By Michael D. Lemonick

It’s one of the classic predictions of global-warming science: as the planet heats up, extreme precipitation should become more common. That’s because warm air can hold more moisture than cool air, and when that moisture finally comes down as rain or snow, there’s more of it to fall.

Exactly how much more, however, is something scientists are still working out — and a paper just published in Nature Geoscience has taken a step in that direction. According to author Paul O’Gorman, an atmospheric scientist at MIT, heavy downpours in the tropics are likely to increase by ten percent for every 1°C (1.8°F) increase in global average surface temperature.

This NASA satellite image shows the flooded city of Ayuthaya, Thailand, during major flooding in October 2011. Click on the image for a larger version.
Credit: NASA.

That’s a greater increase than scientists have already come up with for more temperate latitudes, a figure they’ve pegged at about five percent for every degree of warming. The disparity, O’Gorman said in an interview, is because the kind of rain patterns that affect the mid-latitudes and the tropics are different. Although you can get both widespread and localized rain events (such as thunderstorms) in both sorts of places, he said, local events are more common in the tropics.

“Because these are smaller in extent,” O’Gorman said, “climate models have more trouble representing them.” The result: projections for rainfall are all over the map, ranging from no increase at all to a leap of 25 percent for every degree of warming, depending on which model you choose.

So O’Gorman came at the problem in a different way. He looked at how climate models deal with rainfall changes caused, not by global warming, but by the naturally occurring El Niño—Southern Oscillation (ENSO) phenomenon, in which the eastern equatorial Pacific Ocean warms up for a year or two, then cools back down. “ENSO isn’t generally a good proxy for global warming,” O’Gorman said, “because it’s a regional event. It causes an increase in rainfall in some areas and a decrease in others.”

Nevertheless, when he looked at the climate models that did best at simulating El Niño-related rainfall changes, they also provided the most accurate projections of actual rainfall trends in the tropics, based on rainfall observations from satellites. 

It’s good news, of course, that climatologists are getting better at projecting the likely changes coming as the planet warms.
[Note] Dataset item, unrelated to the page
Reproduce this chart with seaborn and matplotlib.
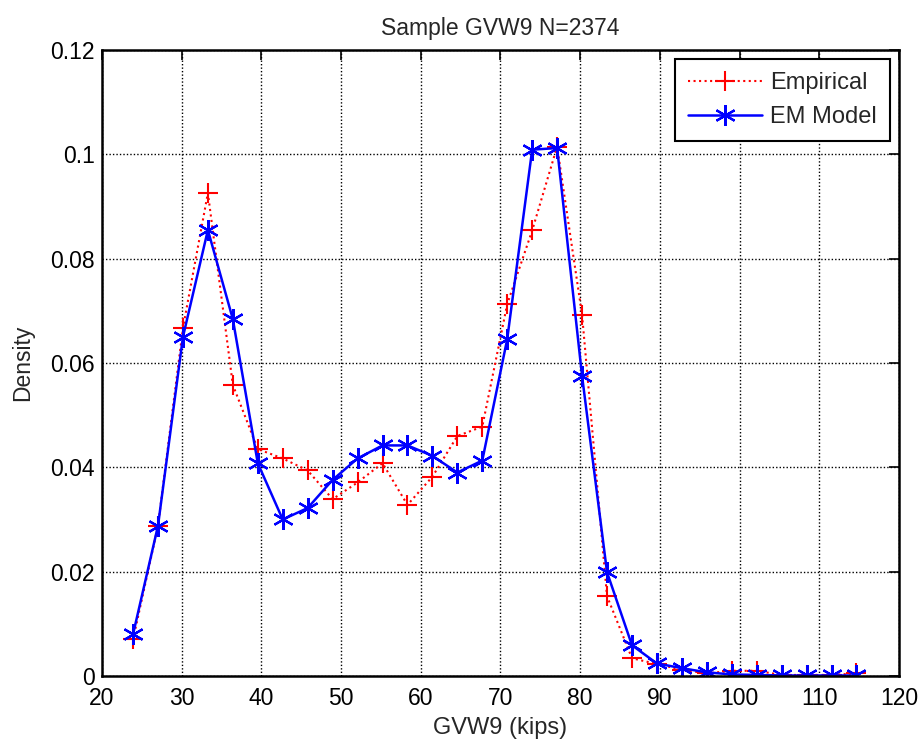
import matplotlib
matplotlib.use("Agg")
import matplotlib.pyplot as plt
import seaborn as sns
import pandas as pd

x_kips = [23.9, 27.03, 30.16, 33.29, 36.42, 39.55, 42.68, 45.81, 48.94, 52.07,
          55.2, 58.33, 61.46, 64.59, 67.72, 70.85, 73.98, 77.11, 80.24, 83.37,
          86.5, 89.63, 92.76, 95.89, 99.02, 102.15, 105.28, 108.41, 111.54, 114.67]
empirical = [0.0070, 0.0288, 0.0667, 0.0926, 0.0558, 0.0435, 0.0417, 0.0394, 0.0339, 0.0371,
             0.0408, 0.0328, 0.0382, 0.0460, 0.0478, 0.0713, 0.0854, 0.1015, 0.0692, 0.0153,
             0.0034, 0.0023, 0.0012, 0.0005, 0.0010, 0.0010, 0.0002, 0.0002, 0.0002, 0.0005]
em_model = [0.0080, 0.0288, 0.0650, 0.0855, 0.0684, 0.0408, 0.0300, 0.0322, 0.0376, 0.0417,
            0.0442, 0.0442, 0.0422, 0.0390, 0.0413, 0.0646, 0.1009, 0.1012, 0.0575, 0.0199,
            0.0059, 0.0024, 0.0015, 0.0007, 0.0003, 0.0002, 0.0001, 0.0001, 0.0001, 0.0001]
series_names = ["Empirical", "EM Model"]
x_ticks = [20, 30, 40, 50, 60, 70, 80, 90, 100, 110, 120]
y_ticks = [0, 0.02, 0.04, 0.06, 0.08, 0.1, 0.12]
y_tick_labels = ["0", "0.02", "0.04", "0.06", "0.08", "0.1", "0.12"]

sns.set_theme(style="white")
plt.rcParams["font.family"] = ["Liberation Sans", "DejaVu Sans"]

df_emp = pd.DataFrame({"x": x_kips, "y": empirical})
df_em = pd.DataFrame({"x": x_kips, "y": em_model})

fig = plt.figure(figsize=(9.22, 7.44), dpi=100)
ax = fig.add_axes([0.1106, 0.0914, 0.8644, 0.8414])

sns.lineplot(data=df_emp, x="x", y="y", ax=ax, estimator=None, sort=False,
             color="red", linestyle=":", linewidth=1.5, marker="+",
             markersize=15, markeredgewidth=1.5, markeredgecolor="red",
             markerfacecolor="red", label=series_names[0])
sns.lineplot(data=df_em, x="x", y="y", ax=ax, estimator=None, sort=False,
             color="blue", linestyle="-", linewidth=1.8, marker=(6, 2, 0),
             markersize=15, markeredgewidth=1.6, markeredgecolor="blue",
             markerfacecolor="blue", label=series_names[1])

ax.set_xlim(20, 120)
ax.set_ylim(0, 0.12)
ax.set_xticks(x_ticks)
ax.set_yticks(y_ticks)
ax.set_yticklabels(y_tick_labels)
ax.tick_params(direction="in", length=7, width=1.2, top=True, right=True,
               labelsize=16.5, colors="black")
ax.tick_params(axis="x", pad=8)
ax.tick_params(axis="y", pad=5)
for s in ax.spines.values():
    s.set_color("black")
    s.set_linewidth(1.8)
    s.set_visible(True)
ax.grid(True, color="black", linestyle=(0, (1, 1.5)), linewidth=1.0)
ax.set_axisbelow(True)

ax.set_title("Sample GVW9 N=2374", fontsize=16.5, pad=11)
ax.set_xlabel("GVW9 (kips)", fontsize=17, labelpad=5)
ax.set_ylabel("Density", fontsize=16.5, labelpad=12)

leg = ax.legend(loc="upper right", fontsize=17, fancybox=False, framealpha=1,
                edgecolor="black", handlelength=3.1, handletextpad=0.35,
                borderpad=0.55, labelspacing=0.5, borderaxespad=0.4)
leg.get_frame().set_linewidth(1.5)

fig.savefig("out.png", dpi=100)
But this particular result won’t make anyone happy. “Unfortunately, the results of the study suggest a relatively high sensitivity of tropical extreme rainfall to global warming,” O’Gorman said in a press release, which could lead to more floods in countries like Bangladesh, Thailand and Honduras that are already prone to inundations that kill thousands and destroy property.

The only silver lining, O'Gorman said, is that the study's results provide an estimate of what that sensitivity [to warming] is, which should be of practical value for planning.”

In addition to flooding concerns, changes in tropical rainfall patterns could also affect the health of tropical forests, which are a major “carbon sink,” taking in planet-warming greenhouse gases and helping to put a brake on manmade global warming. Any decrease in the effectiveness of such sinks could cause warming to accelerate.